Farkında mısınız bilmiyorum ama Türkiye siyaseti yalanlarla şekillendirilmeye çalışılıyor. Bu durum Cumhurbaşkanlığının yemek masasından Kobani’ye kadar aynı seyir izliyor. Son seçim sonuçları gösterdi ki bu yalanlar kısmen başarılı oldu. Eğer HDP/PKK çizgisinin barajı geçmesinin en önemli sebebi nedir diye sorarsanız, hiç düşünmeden “Kobani” derim. Kobani üzerinden atılan iftiralar, akıllara durgunluk verecek yalanlar maalesef Kürt seçmenin oy tercihlerine direk olarak yansıdı. Diğer bir ifadeyle HDP Kobani yalanlarıyla Kürt seçmenin oylarını tahkim etti ve AK Partili Kürtlerden oy devşirdi.
Kobani’de PKK çizgisinin tüm argümanları, kendi acziyetlerini Türkiye’ye yansıtmak suretiyle dolaşıma soktukları ve paralel örgütün de canı gönülden sarıldığı hatta zeminini hazırladığı “Türkiye’nin IŞİD’i desteklediği” yalanına dayanıyor. Paraleller Türkiye’yi “teröre destek veren” ülke olarak uluslararası toplumda mimlemek ve hükümetin meşruiyetini kaybetmesinin zeminini oluşturmak isterken, operasyon ortakları PKK ise bu yalanı zerre miskal umursamadıkları Kürt halkını siyasi olarak dönüştürme malzemesi olarak kullandılar. Aynı zamanda Kobani’yi korumada gösterdikleri acziyeti ABD’nin eteğine sarılarak kapamaya ve hazır ABD’yi arkasına almışken asıl gündemleri olan Türkiye düşmanlıklarını daha konforlu bir zeminden yapmaya başladılar.
Açık söylüyorum, Türkiye’nin IŞİD’e destek vermesi, Madagaskar’ın IŞİD’e destek vermesi kadar absürd bir iddia. IŞİD, bölgede Türkiye’nin antitezi konumunda ve IŞİD üzerinden sadece Türkiye’nin bölge politikaları dizginlenmeye çalışılmıyor aynı zamanda iç siyaseti de şekillendirilmeye çalışılıyor. Bölgede Arap Baharı karşıtları, iç siyasette de PKK, paraleller vb. IŞİD üzerinden ürettikleri yalanları Türkiye’ye karşı tepe tepe kullanıyorlar.

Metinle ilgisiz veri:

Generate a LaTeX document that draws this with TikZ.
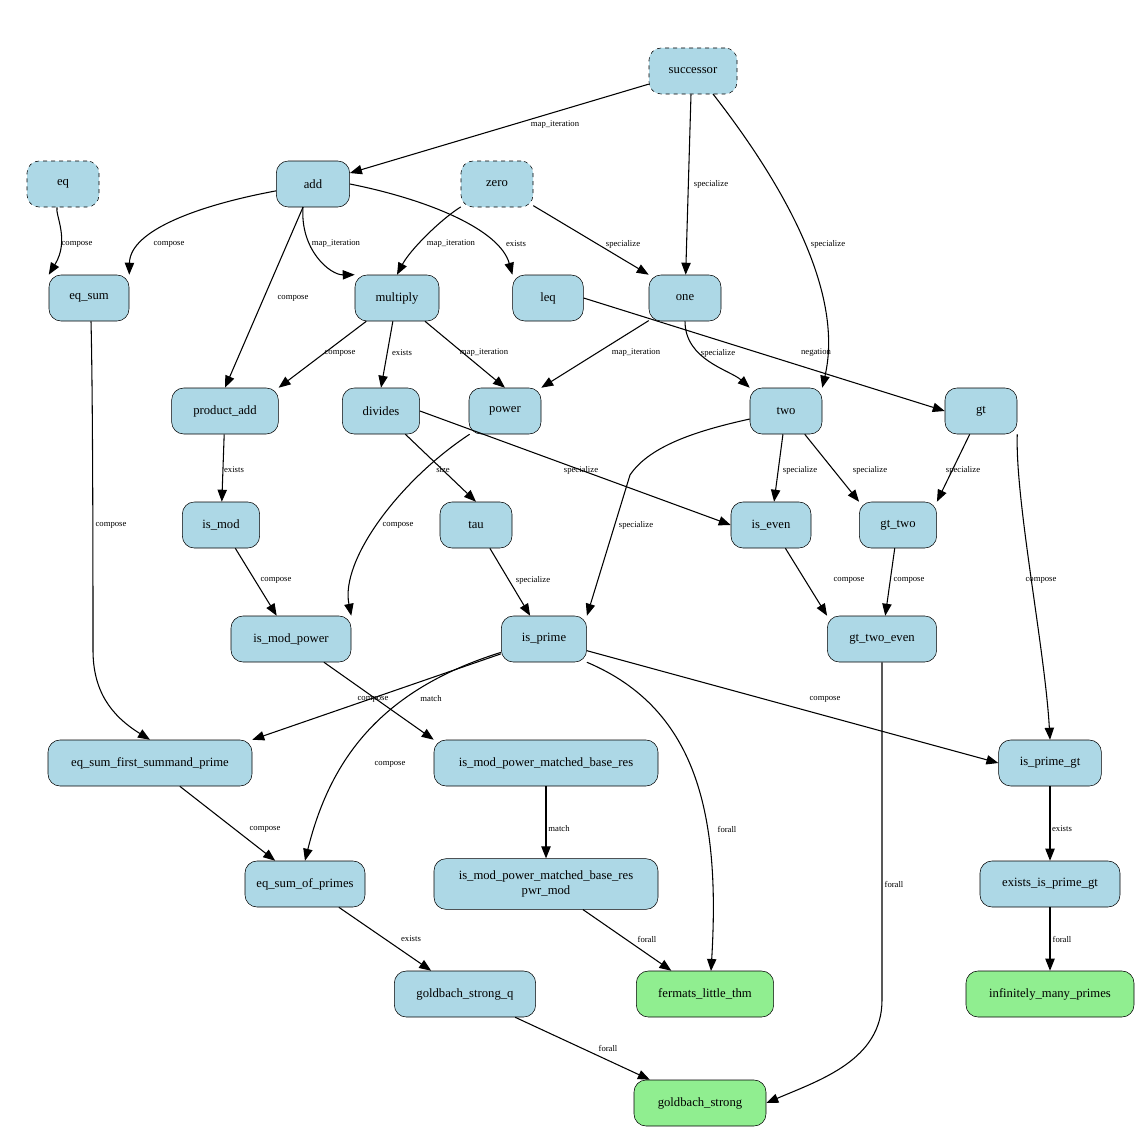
\documentclass[tikz,border=0pt]{standalone}
\usepackage{fontspec}
\setmainfont{Liberation Serif}
\usetikzlibrary{arrows.meta}
\begin{document}
\begin{tikzpicture}[x=0.75pt,y=-0.75pt,
 n/.style={draw,rounded corners=9pt,fill=cyan!10!blue!5!lightblue,minimum height=34.5pt,inner sep=2pt,font=\fontsize{9.5}{11}\selectfont,align=center},
 g/.style={n,fill=green!45!white!80!lime},
 d/.style={dashed},
 e/.style={-{Triangle[length=9pt,width=7pt]},thick},
 l/.style={font=\fontsize{6.5}{7}\selectfont}]
\definecolor{lightblue}{RGB}{173,216,230}
\definecolor{lgreen}{RGB}{144,238,144}
\tikzset{n/.append style={fill=lightblue},g/.append style={fill=lgreen}}
\useasboundingbox (0,0) rectangle (1138,1131);
\node[n,d,minimum width=66pt] (successor) at (693,71) {successor};
\node[n,d,minimum width=54pt] (eq) at (63,184) {eq};
\node[n,minimum width=55pt] (add) at (313,184) {add};
\node[n,d,minimum width=54pt] (zero) at (497,184) {zero};
\node[n,minimum width=60pt] (eqsum) at (89,298) {eq\_sum};
\node[n,minimum width=63pt] (multiply) at (397,298) {multiply};
\node[n,minimum width=53pt] (leq) at (548,298) {leq};
\node[n,minimum width=54pt] (one) at (685,298) {one};
\node[n,minimum width=80pt] (padd) at (225,411) {product\_add};
\node[n,minimum width=58pt] (divides) at (381,411) {divides};
\node[n,minimum width=54pt] (power) at (505,411) {power};
\node[n,minimum width=54pt] (two) at (786,411) {two};
\node[n,minimum width=54pt] (gt) at (981,411) {gt};
\node[n,minimum width=58pt] (ismod) at (221,525) {is\_mod};
\node[n,minimum width=54pt] (tau) at (476,525) {tau};
\node[n,minimum width=60pt] (iseven) at (771,525) {is\_even};
\node[n,minimum width=58pt] (gttwo) at (898,525) {gt\_two};
\node[n,minimum width=90pt] (ismp) at (291,639) {is\_mod\_power};
\node[n,minimum width=64pt] (isprime) at (544,639) {is\_prime};
\node[n,minimum width=82pt] (gte) at (882,639) {gt\_two\_even};
\node[n,minimum width=153pt] (esf) at (150,763) {eq\_sum\_first\_summand\_prime};
\node[n,minimum width=168pt] (mbr) at (546,763) {is\_mod\_power\_matched\_base\_res};
\node[n,minimum width=77pt] (ipg) at (1050,763) {is\_prime\_gt};
\node[n,minimum width=90pt] (esp) at (305,884) {eq\_sum\_of\_primes};
\node[n,minimum width=168pt,minimum height=38pt] (pwr) at (546,884) {is\_mod\_power\_matched\_base\_res\\pwr\_mod};
\node[n,minimum width=105pt] (eipg) at (1050,884) {exists\_is\_prime\_gt};
\node[n,minimum width=106pt] (gsq) at (465,994) {goldbach\_strong\_q};
\node[g,minimum width=103pt] (flt) at (705,994) {fermats\_little\_thm};
\node[g,minimum width=126pt] (imp) at (1050,994) {infinitely\_many\_primes};
\node[g,minimum width=99pt] (gs) at (700,1103) {goldbach\_strong};

\draw[e] (successor) -- (add); \node[l] at (555,125) {map\_iteration};
\draw[e] (successor.south) ++(-2,0) -- (one); \node[l] at (711,184) {specialize};
\draw[e] (713,94) .. controls (780,180) and (845,290) .. (two.north east); \node[l] at (828,244) {specialize};
\draw[e] (eq) .. controls (55,215) and (70,240) .. (eqsum.north west); \node[l] at (77,244) {compose};
\draw[e] (add) .. controls (200,205) and (130,230) .. (eqsum.north east); \node[l] at (169,244) {compose};
\draw[e] (303,207) .. controls (300,250) and (330,275) .. (multiply.north west); \node[l] at (336,244) {map\_iteration};
\draw[e] (add.east) .. controls (430,200) and (500,230) .. (leq.north west); \node[l] at (516,244) {exists};
\draw[e] (add) -- (padd.north); \node[l] at (293,298) {compose};
\draw[e] (zero) .. controls (440,220) and (410,250) .. (multiply.north); \node[l] at (451,244) {map\_iteration};
\draw[e] (zero) -- (one.north west); \node[l] at (623,244) {specialize};
\draw[e] (multiply) -- (padd.north east); \node[l] at (340,353) {compose};
\draw[e] (multiply) -- (divides.north); \node[l] at (402,353) {exists};
\draw[e] (multiply) -- (power.north); \node[l] at (484,353) {map\_iteration};
\draw[e] (leq.east) -- (gt.west); \node[l] at (816,353) {negation};
\draw[e] (one) -- (power.north east); \node[l] at (636,353) {map\_iteration};
\draw[e] (one.south) .. controls (685,360) and (730,370) .. (two.north west); \node[l] at (718,353) {specialize};
\draw[e] (padd) -- (ismod); \node[l] at (234,470) {exists};
\draw[e] (divides) -- (tau.north); \node[l] at (443,470) {size};
\draw[e] (divides.east) -- (iseven.west); \node[l] at (581,470) {specialize};
\draw[e] (power) .. controls (400,480) and (340,560) .. (ismp.north east); \node[l] at (398,525) {compose};
\draw[e] (two) .. controls (700,430) and (650,445) .. (630,475) -- (isprime.north east); \node[l] at (636,525) {specialize};
\draw[e] (two) -- (iseven); \node[l] at (800,470) {specialize};
\draw[e] (two) -- (gttwo.north west); \node[l] at (870,470) {specialize};
\draw[e] (gt) -- (gttwo.north east); \node[l] at (963,470) {specialize};
\draw[e] (gt.south east) .. controls (1015,500) and (1045,650) .. (ipg.north); \node[l] at (1041,580) {compose};
\draw[e] (ismod) -- (ismp); \node[l] at (276,580) {compose};
\draw[e] (tau) -- (isprime); \node[l] at (533,580) {specialize};
\draw[e] (iseven) -- (gte.north west); \node[l] at (849,580) {compose};
\draw[e] (gttwo) -- (gte); \node[l] at (909,580) {compose};
\draw[e] (eqsum.south) ++(2,0) .. controls (93,400) and (93,600) .. (93,650) .. controls (93,690) and (110,715) .. (esf.north); \node[l] at (111,525) {compose};
\draw[e] (isprime) -- (esf.north east); \node[l] at (373,699) {compose};
\draw[e] (ismp) -- (mbr.north west); \node[l] at (431,699) {match};
\draw[e] (isprime) -- (ipg.west); \node[l] at (825,699) {compose};
\draw[e] (isprime) .. controls (380,690) and (330,760) .. (esp.north); \node[l] at (390,764) {compose};
\draw[e] (isprime.south east) .. controls (700,710) and (720,820) .. (711,971); \node[l] at (727,829) {forall};
\draw[e] (gte) -- (882,1000) .. controls (882,1060) and (820,1080) .. (gs.east); \node[l] at (894,884) {forall};
\draw[e] (esf) -- (esp); \node[l] at (265,829) {compose};
\draw[e] (mbr) -- (pwr); \node[l] at (559,829) {match};
\draw[e] (ipg) -- (eipg); \node[l] at (1062,829) {exists};
\draw[e] (esp) -- (gsq); \node[l] at (411,939) {exists};
\draw[e] (pwr) -- (flt); \node[l] at (647,939) {forall};
\draw[e] (eipg) -- (imp); \node[l] at (1062,939) {forall};
\draw[e] (gsq) -- (gs); \node[l] at (608,1048) {forall};
\end{tikzpicture}
\end{document}
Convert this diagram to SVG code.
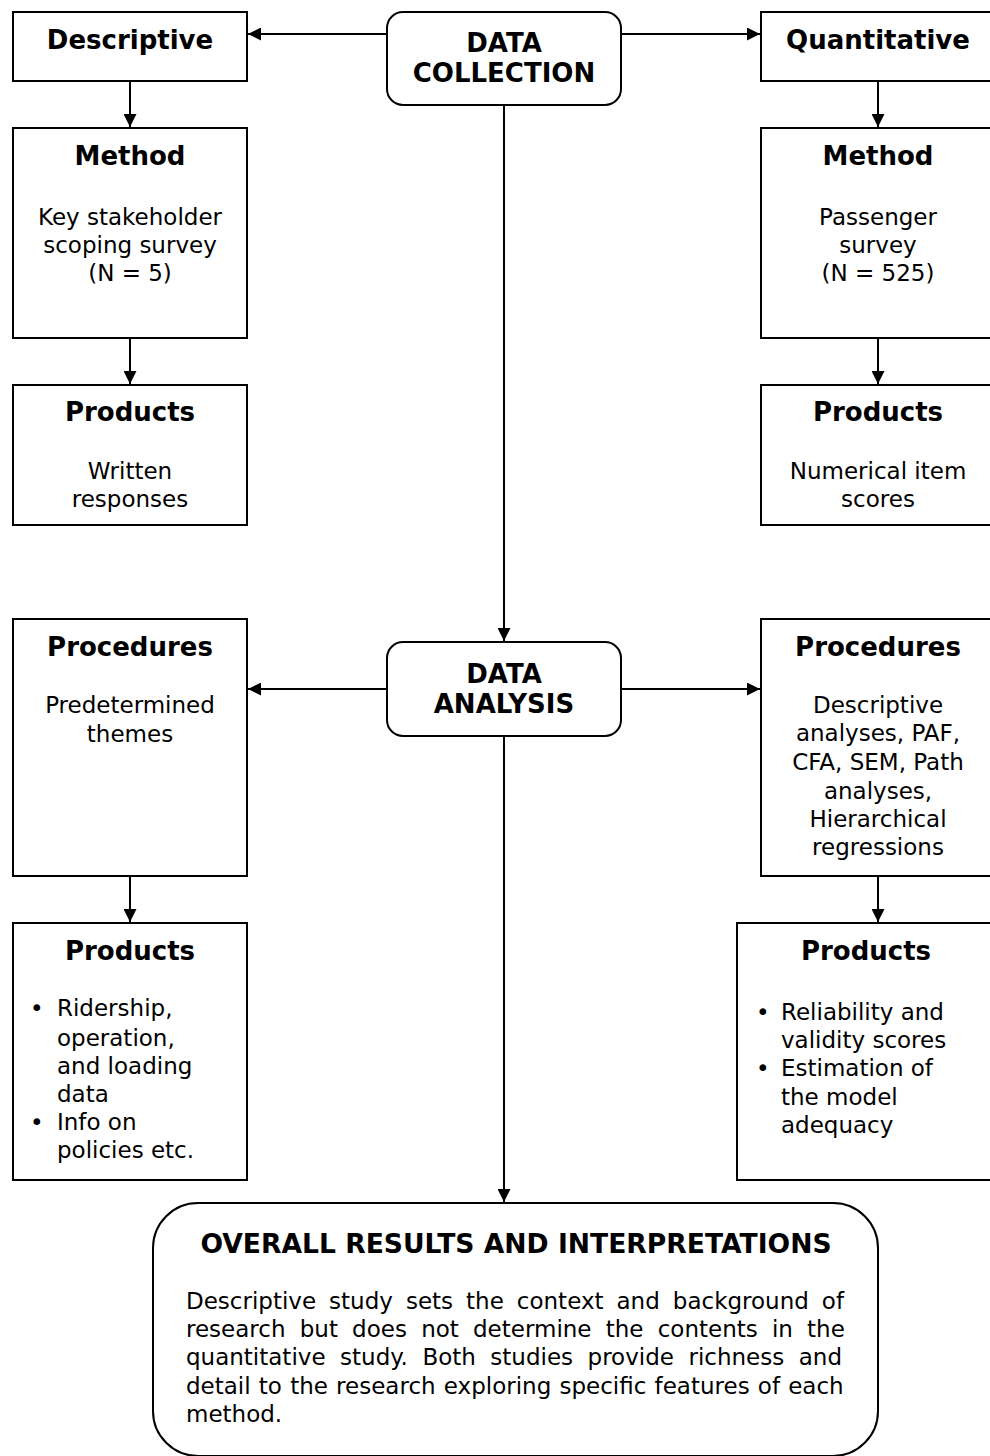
<svg xmlns="http://www.w3.org/2000/svg" width="990" height="1456" viewBox="0 0 990 1456">
<style>
.box{fill:#fff;stroke:#000;stroke-width:2}
.h{font-family:"DejaVu Sans",Verdana,sans-serif;font-weight:bold;font-size:26px;text-anchor:middle;fill:#000}
.t{font-family:"DejaVu Sans",Verdana,sans-serif;font-size:23px;text-anchor:middle;fill:#000}
.tl{font-family:"DejaVu Sans",Verdana,sans-serif;font-size:23px;fill:#000}
.fh{font-family:"DejaVu Sans",Verdana,sans-serif;font-weight:bold;font-size:26.6px;text-anchor:middle;fill:#000}
.ft{font-family:"DejaVu Sans",Verdana,sans-serif;font-size:23px;fill:#000}
.c{fill:none;stroke:#000;stroke-width:2}
</style>
<defs>
<marker id="ah" markerWidth="13" markerHeight="13" viewBox="0 0 13 13" refX="13" refY="6.5" orient="auto" markerUnits="userSpaceOnUse">
<path d="M0,0 L13,6.5 L0,13 Z" fill="#000"/>
</marker>
</defs>
<g id="connectors">
<line class="c" x1="387" y1="34" x2="248" y2="34" marker-end="url(#ah)"/>
<line class="c" x1="621" y1="34" x2="760" y2="34" marker-end="url(#ah)"/>
<line class="c" x1="130" y1="81" x2="130" y2="127" marker-end="url(#ah)"/>
<line class="c" x1="130" y1="338" x2="130" y2="384" marker-end="url(#ah)"/>
<line class="c" x1="878" y1="81" x2="878" y2="127" marker-end="url(#ah)"/>
<line class="c" x1="878" y1="338" x2="878" y2="384" marker-end="url(#ah)"/>
<line class="c" x1="504" y1="105" x2="504" y2="641" marker-end="url(#ah)"/>
<line class="c" x1="387" y1="689" x2="248" y2="689" marker-end="url(#ah)"/>
<line class="c" x1="621" y1="689" x2="760" y2="689" marker-end="url(#ah)"/>
<line class="c" x1="130" y1="876" x2="130" y2="922" marker-end="url(#ah)"/>
<line class="c" x1="878" y1="876" x2="878" y2="922" marker-end="url(#ah)"/>
<line class="c" x1="504" y1="736" x2="504" y2="1202" marker-end="url(#ah)"/>
</g>
<g id="descriptive">
<rect class="box" x="13" y="12" width="234" height="69"/>
<text class="h" x="130" y="49">Descriptive</text>
</g>
<g id="data-collection">
<rect class="box" x="387" y="12" width="234" height="93" rx="16"/>
<text class="h" x="504" y="52">DATA</text>
<text class="h" x="504" y="82">COLLECTION</text>
</g>
<g id="quantitative">
<rect class="box" x="761" y="12" width="234" height="69"/>
<text class="h" x="878" y="49">Quantitative</text>
</g>
<g id="method-left">
<rect class="box" x="13" y="128" width="234" height="210"/>
<text class="h" x="130" y="165">Method</text>
<text class="t" x="130" y="225">Key stakeholder</text>
<text class="t" x="130" y="253">scoping survey</text>
<text class="t" x="130" y="281">(N = 5)</text>
</g>
<g id="method-right">
<rect class="box" x="761" y="128" width="234" height="210"/>
<text class="h" x="878" y="165">Method</text>
<text class="t" x="878" y="225">Passenger</text>
<text class="t" x="878" y="253">survey</text>
<text class="t" x="878" y="281">(N = 525)</text>
</g>
<g id="products-left-top">
<rect class="box" x="13" y="385" width="234" height="140"/>
<text class="h" x="130" y="421">Products</text>
<text class="t" x="130" y="479">Written</text>
<text class="t" x="130" y="507">responses</text>
</g>
<g id="products-right-top">
<rect class="box" x="761" y="385" width="234" height="140"/>
<text class="h" x="878" y="421">Products</text>
<text class="t" x="878" y="479">Numerical item</text>
<text class="t" x="878" y="507">scores</text>
</g>
<g id="data-analysis">
<rect class="box" x="387" y="642" width="234" height="94" rx="16"/>
<text class="h" x="504" y="683">DATA</text>
<text class="h" x="504" y="713">ANALYSIS</text>
</g>
<g id="procedures-left">
<rect class="box" x="13" y="619" width="234" height="257"/>
<text class="h" x="130" y="656">Procedures</text>
<text class="t" x="130" y="713">Predetermined</text>
<text class="t" x="130" y="742">themes</text>
</g>
<g id="procedures-right">
<rect class="box" x="761" y="619" width="234" height="257"/>
<text class="h" x="878" y="656">Procedures</text>
<text class="t" x="878" y="713">Descriptive</text>
<text class="t" x="878" y="741">analyses, PAF,</text>
<text class="t" x="878" y="770">CFA, SEM, Path</text>
<text class="t" x="878" y="799">analyses,</text>
<text class="t" x="878" y="827">Hierarchical</text>
<text class="t" x="878" y="855">regressions</text>
</g>
<g id="products-left-bottom">
<rect class="box" x="13" y="923" width="234" height="257"/>
<text class="h" x="130" y="960">Products</text>
<text class="tl" x="30" y="1016">•</text>
<text class="tl" x="57" y="1016">Ridership,</text>
<text class="tl" x="57" y="1046">operation,</text>
<text class="tl" x="57" y="1074">and loading</text>
<text class="tl" x="57" y="1102">data</text>
<text class="tl" x="30" y="1130">•</text>
<text class="tl" x="57" y="1130">Info on</text>
<text class="tl" x="57" y="1158">policies etc.</text>
</g>
<g id="products-right-bottom">
<rect class="box" x="737" y="923" width="258" height="257"/>
<text class="h" x="866" y="960">Products</text>
<text class="tl" x="756" y="1020">•</text>
<text class="tl" x="781" y="1020">Reliability and</text>
<text class="tl" x="781" y="1048">validity scores</text>
<text class="tl" x="756" y="1076">•</text>
<text class="tl" x="781" y="1076">Estimation of</text>
<text class="tl" x="781" y="1105">the model</text>
<text class="tl" x="781" y="1133">adequacy</text>
</g>
<g id="overall-results">
<rect class="box" x="153" y="1203" width="725" height="253" rx="45"/>
<text class="fh" x="516" y="1253">OVERALL RESULTS AND INTERPRETATIONS</text>
<text class="ft" x="186" y="1309" word-spacing="5.7">Descriptive study sets the context and background of</text>
<text class="ft" x="186" y="1337" word-spacing="6.9">research but does not determine the contents in the</text>
<text class="ft" x="186" y="1365" word-spacing="7.2">quantitative study. Both studies provide richness and</text>
<text class="ft" x="186" y="1394" word-spacing="0.9">detail to the research exploring specific features of each</text>
<text class="ft" x="186" y="1422">method.</text>
</g>
</svg>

IŞİD, Türkiye’nin de desteklediği Suriyeli muhaliflere verdiği zararı kime vermiş? IŞİD’in kontrolü altında olan toprakların çok büyük bir kısmının muhaliflerden savaşarak alınan topraklar olduğunu biliyor musunuz? Suriye’de IŞİD’le en fazla savaşan grubun PYD değil, Suriyeli muhalifler olduğunun farkında mısınız? IŞİD’in Esed rejimiyle girdiği gizli saklı ilişkileri, Esed rejiminin IŞİD’le koordineli yürüttüğü operasyonları, iki terör odağının aralarındaki ticari ilişkileri hiç duymadınız mı? Esed rejiminin IŞİD bahanesini kullanarak ayakta kaldığını, aynı bahaneyle İran’ın Suriye ve Irak’ı işgal ettiğini hiç mi aklınıza getirmiyorsunuz? IŞİD’in Ortadoğu’daki varlığının Türkiye’nin bedel ödeyerek desteklediği Arap Baharı ivmesini sona erdirdiğini hiç düşünmüyor musunuz? IŞİD’in PKK’nın kendini meşrulaştırma aracı olduğunu ve IŞİD’le mücadele argümanı üzerinden PKK’nın sırtını ABD’ye dayayan bir yapıya dönüştüğünü hiç mi görmüyor musunuz? IŞİD üzerinden Türkiye’ye çekilen operasyonları hiç mi okumadınız, hiç mi izlemediniz?
Hal böyleyken ve IŞİD’in Türkiye’nin ne içerdeki ne de dışarıdaki herhangi bir çıkarıyla zerre miskal teması yokken bu yalanı üretmek “vatana ihanet” seviyesinde büyük suçtur. Bu yalan Türkiye’nin iç ve dış politikasına ayar vermek isteyen bir üst aklın ürünü; PKK, paralel yapı gibiler ise bu yalandan nemalanmaya çalışan taşeronlardır.